Few subsurface geometric configurations have been studied in electromagnetic-induction prospecting. In particular, geophysicists have usually considered only models of the earth which are flat and which consist of parallel regions of contrasting electrical conductivity. In order to evaluate the electric and magnetic field over subsurface geologic structure, the earth is modeled by two conductive layers which are joined at an irregular interface. Maxwell's equations are then applied to obtain a set of integral equations for the electromagnetic field which are solved by using a perturbation technique. Horizontal electric field and apparent resistivity master curves are calculated for the case of H-polarization.
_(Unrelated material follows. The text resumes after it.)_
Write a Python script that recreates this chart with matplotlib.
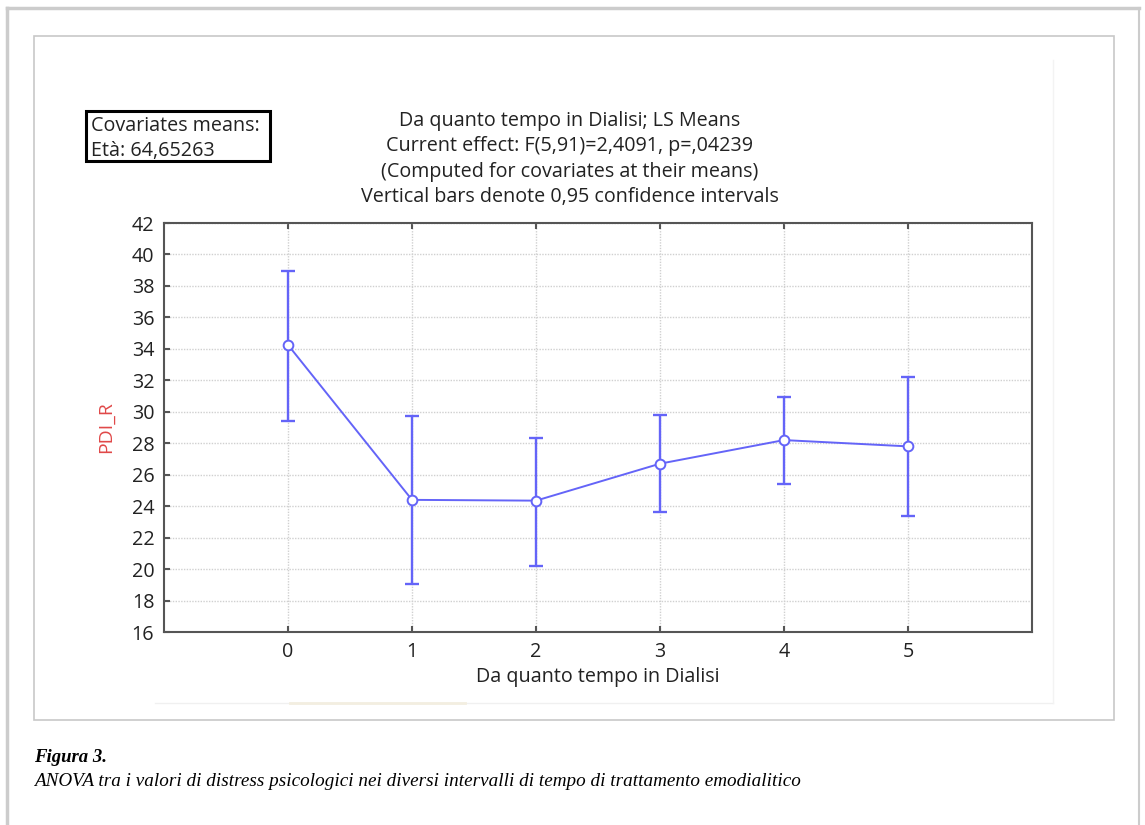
import matplotlib.pyplot as plt
from matplotlib.patches import Rectangle
from matplotlib.lines import Line2D

# data
groups = [0, 1, 2, 3, 4, 5]
means = [34.25, 24.4, 24.35, 26.7, 28.2, 27.8]
upper = [38.95, 29.75, 28.35, 29.8, 30.95, 32.2]
lower = [29.4, 19.05, 20.2, 23.65, 25.4, 23.4]
yticks = list(range(16, 43, 2))

title_lines = ["Da quanto tempo in Dialisi; LS Means",
               "Current effect: F(5,91)=2,4091, p=,04239",
               "(Computed for covariates at their means)",
               "Vertical bars denote 0,95 confidence intervals"]

W, H = 1145, 825
fig = plt.figure(figsize=(W / 100, H / 100), dpi=100)
fig.patch.set_facecolor('white')

def px(x, y):
    # pixel coords (from top-left) to figure fraction
    return x / W, 1 - y / H

# page borders
fig.add_artist(Line2D([7 / W, 7 / W], [0, px(0, 8)[1]], color='#cccccc', lw=2.5))
fig.add_artist(Line2D([7 / W, 1139 / W], [px(0, 8)[1]] * 2, color='#cccccc', lw=2.5))
fig.add_artist(Line2D([1139 / W, 1139 / W], [0, px(0, 8)[1]], color='#cccccc', lw=1.5))
fig.add_artist(Rectangle(px(34, 720), (1114 - 34) / W, (720 - 36) / H,
                         fill=False, ec='#c8c8c8', lw=1.2, transform=fig.transFigure))
# faint edge of the pasted chart image
fig.add_artist(Line2D([155 / W, 1053 / W], [px(0, 703)[1]] * 2, color='#f0f0f0', lw=1))
fig.add_artist(Line2D([290 / W, 465 / W], [px(0, 703)[1]] * 2, color='#f3eee0', lw=2))
fig.add_artist(Line2D([1053 / W, 1053 / W], [px(0, 703)[1], px(0, 60)[1]], color='#f3f3f3', lw=1))

font = 'Open Sans'
blue = '#6464f8'
fs = 14.2

l, b = px(164, 632)
ax = fig.add_axes([l, b, (1032 - 164) / W, (632 - 223) / H])
ax.errorbar(groups, means, yerr=[[m - lo for m, lo in zip(means, lower)],
                                 [u - m for m, u in zip(means, upper)]],
            fmt='none', ecolor=blue, elinewidth=1.7, capsize=5, capthick=1.7, zorder=3)
ax.plot(groups, means, color=blue, lw=1.4, marker='o', ms=7, mfc='white',
        mec=blue, mew=1.4, zorder=4)

ax.set_xlim(-1, 6)
ax.set_ylim(16, 42)
ax.set_xticks(groups)
ax.set_yticks(yticks)
ax.grid(True, color='#d0d0d0', ls=(0, (1, 1)), lw=1)
ax.set_axisbelow(True)
for s in ax.spines.values():
    s.set_color('#555555')
    s.set_linewidth(1.5)
ax.tick_params(direction='in', length=4, width=1.5, color='#555555',
               top=True, right=False, labelsize=fs, labelcolor='#222222', pad=7)
for t in ax.get_xticklabels() + ax.get_yticklabels():
    t.set_family(font)
ax.set_xlabel("Da quanto tempo in Dialisi", fontsize=fs, family=font, labelpad=4,
              color='#222222')
ax.set_ylabel("PDI_R", fontsize=14, family=font, color='#e04848', labelpad=12)

# titles
for i, line in enumerate(title_lines):
    fig.text(570 / W, px(0, 121 + 25.3 * i)[1], line, ha='center', va='center',
             fontsize=fs, family=font, color='#222222')

# covariates box
fig.add_artist(Rectangle(px(86, 161), (270 - 86) / W, (161 - 111) / H,
                         fill=False, ec='black', lw=2.2, transform=fig.transFigure))
fig.text(91 / W, px(0, 126)[1], "Covariates means:", ha='left', va='center',
         fontsize=fs, family=font, color='#222222')
fig.text(91 / W, px(0, 151)[1], "Età: 64,65263", ha='left', va='center',
         fontsize=fs, family=font, color='#222222')

# caption
fig.text(34 / W, px(0, 757)[1], "Figura 3.", ha='left', va='center', fontsize=13.5,
         family='Liberation Serif', style='italic', weight='bold')
fig.text(34 / W, px(0, 781)[1],
         "ANOVA tra i valori di distress psicologici nei diversi intervalli di tempo di trattamento emodialitico",
         ha='left', va='center', fontsize=13.8, family='Liberation Serif', style='italic')

fig.savefig('out.png', dpi=100)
These curves demonstrate that for a given subsurface structure and resistivity contrast, the horizontal electric-field anomaly is greater when the first layer is more conductive than the second layer than when the first layer is more resistive than the second layer. When the wavelength in the more conductive layer of the electromagnetic field is less than the width of a resistant anticlinal ridge, the horizontal electric field decreases over the ridge. On the other hand, when the wavelength is much greater than the width of a resistant ridge, the horizontal electric field increases over that ridge. Given the resistivity contrast and electric-field anomaly, the depth to the crest of a buried anticlinal ridge may be ascertained. Similarly, overburden thickness determinations accurate to within 10 percent can be made from electric-field anomalies provided that the width of the subsurface structure is small relative to the depth of the structure.